By Wes Rucker
KNOXVILLE - Jim Chaney sat in a film room early this week, and he didn't like what he saw.
Chaney saw for the first time what Southeastern Conference offensive coordinators have seen for nearly two decades.
He saw a John Chavis defense.
"This is a heck of a good defense we're getting ready to play," Chaney said Thursday night. "They're as talented as anybody in the country. They look pretty. They run fast. They knock the heck out of you. They're very, very good. They're a very physical defense. They run around and hit people, and they enjoy doing it.
"Some defenses do it occasionally. This defense is doing it on every play. I think John has them playing at a high [level] right now. They are running around hitting people, and they look good to me."
That Chavis defense will take the Tiger Stadium field Saturday afternoon. And it will oppose Tennessee for the first time since the defensive mastermind, along with boss Phillip Fulmer, left the Volunteers after the 2008 season.
"Their speed, defensively, is unbelievable," Vols quarterback Simms said. "There's a lot of great, talented football players on that defense. Everyone knows what they bring to the table defensively.
"We know we need to play smart and not hurt ourselves with penalties."
First-year UT head coach Derek Dooley is no stranger to Chavis's 4-3-base, blitz-happy scheme. Dooley was an LSU assistant when the Tigers took two of three games against the Vols in 2000 and 2001. The tiebreaker was one of the most crushing losses in UT history, a 31-20 Tigers triumph in the SEC championship game that kept the second-ranked Vols out of the national championship game.
As head coach at Louisiana Tech, Dooley took his Bulldogs to Baton Rouge last season and lost 24-16.
"I've seen [a Chavis defense] for eight out of my last 10 years of coaching, and it's always good," Dooley said. "It's always schematically sound. They always have great players. They always believe in the system, and they're where they're supposed to be. They're very tough to move the ball on.
"He's doing what he always does. That's what I see. He mixes it up great, so you never get a good tendency on them. He utilizes players to their abilities. He does a good job.
"That's why he's been coordinating in the SEC for so long, because he's good."
Eleven of Chavis's 14 UT units finished as one of the SEC's top three total defenses.
"I enjoyed my time there," Chavis, a walk-on turned scholarship middle guard as a UT player, told reporters in Baton Rouge this week. "It was fun, probably one of the better eras in Tennessee football history. But that's gone. I'm fortunate to be in a great program where we've got a chance to win and coach great athletes. I'm excited about that.
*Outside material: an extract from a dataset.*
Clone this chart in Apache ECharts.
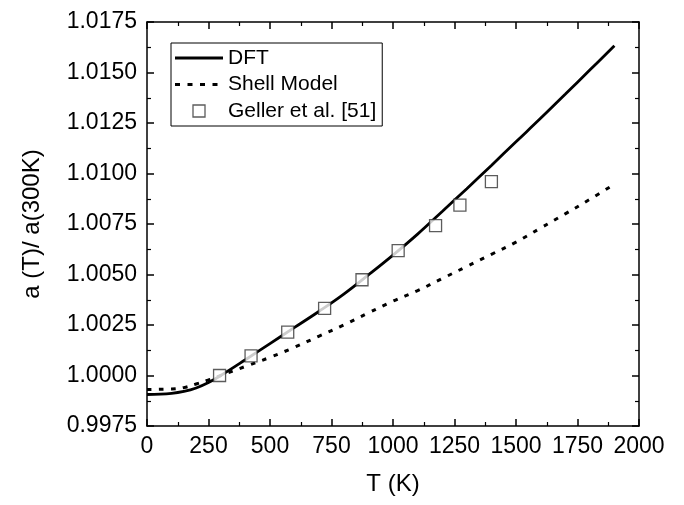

"I'm purple and gold through and through. If I finish my career here at LSU, I'll be a happy man. It's a great place. I love the Tigers. The people have been wonderful to me.
"And the players, that's who I'm the most attached to - the ones playing in the purple and gold."
While head coach Les Miles' job security never seems certain in an area where he's never been fully embraced - not even after a national championship - it's difficult to see Chavis sitting on a hot seat for the foreseeable future.
In its second year under Chavis, LSU's defense has forced 11 turnovers in just four games. It has allowed just three touchdowns in the past three games.
The Tigers lead the SEC in total defense, allowing only 254 yards per game. They also lead the league in rushing defense, surrendering just 74.8 yards per game. Their 12 points-per-game scoring defense is second only to Alabama, which allows under 10 points per game.
LSU also leads the league by allowing just 14.8 first downs per game, and it's second in third-down-conversion defense at 27.6 percent. It's also third in the league with six interceptions and fourth with 11 sacks.
And the Tigers had to replace seven defensive starters from last season.
When Chavis stated his desire to retire at LSU, few who know him doubted his sincerity. His loyalty was well known to those who worked with or covered the man in Knoxville. He turned down handfuls of various college and NFL job opportunities during a 20-year coaching stint in Knoxville because he couldn't leave the alma mater he loved and Fulmer, his trusted friend.
Chavis broke down and cried a few times late in the 2008 season, when he essentially knew he'd finally have to coach somewhere else. Fulmer asked UT brass to consider Chavis for the head coaching job, but even Chavis knew that wasn't a realistic possibility.
"Chief," as his players have always called him, was particularly emotional following UT's 20-10 win at Vanderbilt that November. Then he coached one last game - a home win over Kentucky - before unpacking his office and looking for greener pastures.
He found them in the Louisiana swamp.
"You adjust and move on," Chavis told local media this week. "That's what you have to do in life. Things don't always happen the way you'd like them to happen. You look at the hand you're dealt, and you better play it to the best of your ability.
"I am blessed to be here at LSU, and thankful. It's a great opportunity for me."